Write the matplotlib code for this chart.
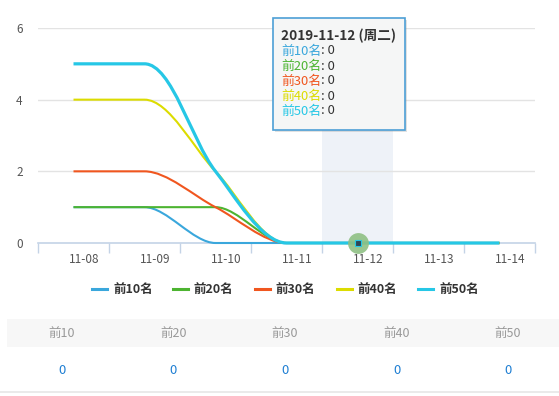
import math
import matplotlib
matplotlib.use('Agg')
import matplotlib.pyplot as plt
from matplotlib.path import Path
from matplotlib.patches import PathPatch, Rectangle
from matplotlib.lines import Line2D
from matplotlib.transforms import ScaledTranslation

plt.rcParams['font.family'] = ['Noto Sans CJK SC', 'DejaVu Sans']

# ---------------- data ----------------
categories = ['11-08', '11-09', '11-10', '11-11', '11-12', '11-13', '11-14']
series_names = ['前10名', '前20名', '前30名', '前40名', '前50名']
top10 = [1, 1, 0, 0, 0, 0, 0]
top20 = [1, 1, 1, 0, 0, 0, 0]
top30 = [2, 2, 1, 0, 0, 0, 0]
top40 = [4, 4, 2, 0, 0, 0, 0]
top50 = [5, 5, 2, 0, 0, 0, 0]
yticks = [0, 2, 4, 6]
hover_index = 4
tooltip_title = '2019-11-12 (周二)'
table_headers = ['前10', '前20', '前30', '前40', '前50']
table_values = ['0', '0', '0', '0', '0']

series_values = [top10, top20, top30, top40, top50]
colors = ['#3aa7dc', '#4db431', '#f0561f', '#dcdc00', '#26c7e6']
widths = [1.5, 1.5, 1.5, 1.5, 2.3]

W, H = 559, 396
DPI = 100
fig = plt.figure(figsize=(W / DPI, H / DPI), dpi=DPI)

# plot area in pixels
L, R, T, B = 38, 535, 28, 243
ax = fig.add_axes([L / W, 1 - B / H, (R - L) / W, (B - T) / H])
ax.set_xlim(-0.5, len(categories) - 0.5)
ax.set_ylim(0, 6)

sx = (R - L) / len(categories)
sy = (B - T) / 6.0


def smooth_path(xs, ys, smooth=0.3):
    P = [(x * sx, y * sy) for x, y in zip(xs, ys)]
    verts = [P[0]]
    codes = [Path.MOVETO]
    cp0 = P[0]
    n = len(P)
    for i in range(1, n):
        x, y = P[i]
        px, py = P[i - 1]
        if i == n - 1:
            cp1 = (x, y)
            nxt = None
        else:
            nx_, ny_ = P[i + 1]
            vx = nx_ - px
            vy = ny_ - py
            l0 = math.hypot(x - px, y - py)
            l1 = math.hypot(nx_ - x, ny_ - y)
            r = l1 / (l0 + l1)
            ncx = x + vx * smooth * r
            ncy = y + vy * smooth * r
            ncx = min(ncx, max(nx_, x)); ncy = min(ncy, max(ny_, y))
            ncx = max(ncx, min(nx_, x)); ncy = max(ncy, min(ny_, y))
            vx = ncx - x; vy = ncy - y
            c1x = x - vx * l0 / l1; c1y = y - vy * l0 / l1
            c1x = min(c1x, max(px, x)); c1y = min(c1y, max(py, y))
            c1x = max(c1x, min(px, x)); c1y = max(c1y, min(py, y))
            vx = x - c1x; vy = y - c1y
            ncx = x + vx * l1 / l0; ncy = y + vy * l1 / l0
            cp1 = (c1x, c1y)
            nxt = (ncx, ncy)
        verts += [cp0, cp1, (x, y)]
        codes += [Path.CURVE4] * 3
        cp0 = nxt
    verts = [(vx_ / sx, vy_ / sy) for vx_, vy_ in verts]
    return Path(verts, codes)


# highlight band
ax.axvspan(hover_index - 0.5, hover_index + 0.5, color='#eef2f8', zorder=0, lw=0)

# grid
for yv in yticks[1:]:
    ax.axhline(yv, color='#e3e3e3', lw=1, zorder=1)

xs = list(range(len(categories)))
for vals, c, lw in zip(series_values, colors, widths):
    p = smooth_path(xs, vals)
    ax.add_patch(PathPatch(p, fill=False, edgecolor=c, lw=lw, zorder=3,
                           clip_on=False, capstyle='butt', joinstyle='round'))

# hover marker
ax.plot([hover_index], [0], marker='o', ms=15, color='#8fc084', alpha=0.9,
        mec='none', zorder=5, clip_on=False)
ax.plot([hover_index], [0], marker='s', ms=4.5, color='#2f4656', mec='#26c7e6',
        mew=0.8, zorder=6, clip_on=False)

# axes styling
for s in ['top', 'right', 'left']:
    ax.spines[s].set_visible(False)
ax.spines['bottom'].set_color('#c4d3e6')
ax.spines['bottom'].set_linewidth(1.2)
ax.set_yticks(yticks)
ax.set_yticklabels([str(v) for v in yticks])
ax.tick_params(axis='y', length=0, pad=11, labelsize=8.5, labelcolor='#555555')
ax.set_xticks([i - 0.5 for i in range(len(categories) + 1)])
ax.set_xticklabels([])
ax.tick_params(axis='x', which='major', length=7.2, width=1, color='#c4d3e6',
               direction='out')
ax.set_xticks(xs, minor=True)
ax.set_xticklabels(categories, minor=True)
ax.tick_params(axis='x', which='minor', length=0, pad=7.5, labelsize=8.5,
               labelcolor='#555555')
off = ScaledTranslation(11 / DPI, 0, fig.dpi_scale_trans)
for lab in ax.get_xticklabels(minor=True):
    lab.set_transform(lab.get_transform() + off)

# overlay axes in pixel coordinates
ov = fig.add_axes([0, 0, 1, 1], zorder=10)
ov.set_xlim(0, W)
ov.set_ylim(H, 0)
ov.axis('off')
ov.patch.set_alpha(0)

# tooltip
tx0, ty0, tx1, ty1 = 273, 18, 405, 130
ov.add_patch(Rectangle((tx0 + 2, ty0 + 2), tx1 - tx0, ty1 - ty0,
                       facecolor='#888888', alpha=0.25, lw=0))
ov.add_patch(Rectangle((tx0, ty0), tx1 - tx0, ty1 - ty0, facecolor='#f5f6f6',
                       edgecolor='#4d9fd6', lw=1.2))
ov.text(281, 36, tooltip_title, fontsize=9.8, fontweight='bold', color='#333333',
        va='center', ha='left')
for k, (name, c, vals) in enumerate(zip(series_names, colors, series_values)):
    yy = 51 + k * 15
    t = ov.text(281, yy, name, fontsize=9.3, color=c, va='center', ha='left')
    fig.canvas.draw()
    bb = t.get_window_extent()
    x_end = bb.x1 * W / fig.bbox.width
    ov.text(x_end, yy, ': ' + str(vals[hover_index]), fontsize=9.3,
            color='#333333', va='center', ha='left')

# legend
leg_line_x = [92, 173, 255, 337, 418]
for name, c, lx in zip(series_names, colors, leg_line_x):
    ov.add_line(Line2D([lx, lx + 15], [289, 289], color=c, lw=2.2))
    ov.text(lx + 21, 289, name, fontsize=9, fontweight='bold', color='#333333',
            va='center', ha='left')

# table
ov.add_patch(Rectangle((7, 319), W - 7, 28, facecolor='#f7f7f7', lw=0))
col_x = [62, 173.5, 285, 396.5, 508]
for hx, h, v in zip(col_x, table_headers, table_values):
    ov.text(hx, 333, h, fontsize=9, color='#999999', ha='center', va='center')
    ov.text(hx, 371, v, fontsize=9.5, color='#1f7fd3', ha='center', va='center')
ov.add_line(Line2D([0, W], [392, 392], color='#e6e6e6', lw=1.2))

fig.savefig('out.png', dpi=DPI)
※
Without any pictures, reproduce the lines from the first one in the material through the line that has "from matplotlib.transforms import", exactly as they appear.

CORRECT OUTPUT
Write the matplotlib code for this chart.
import math
import matplotlib
matplotlib.use('Agg')
import matplotlib.pyplot as plt
from matplotlib.path import Path
from matplotlib.patches import PathPatch, Rectangle
from matplotlib.lines import Line2D
from matplotlib.transforms import ScaledTranslation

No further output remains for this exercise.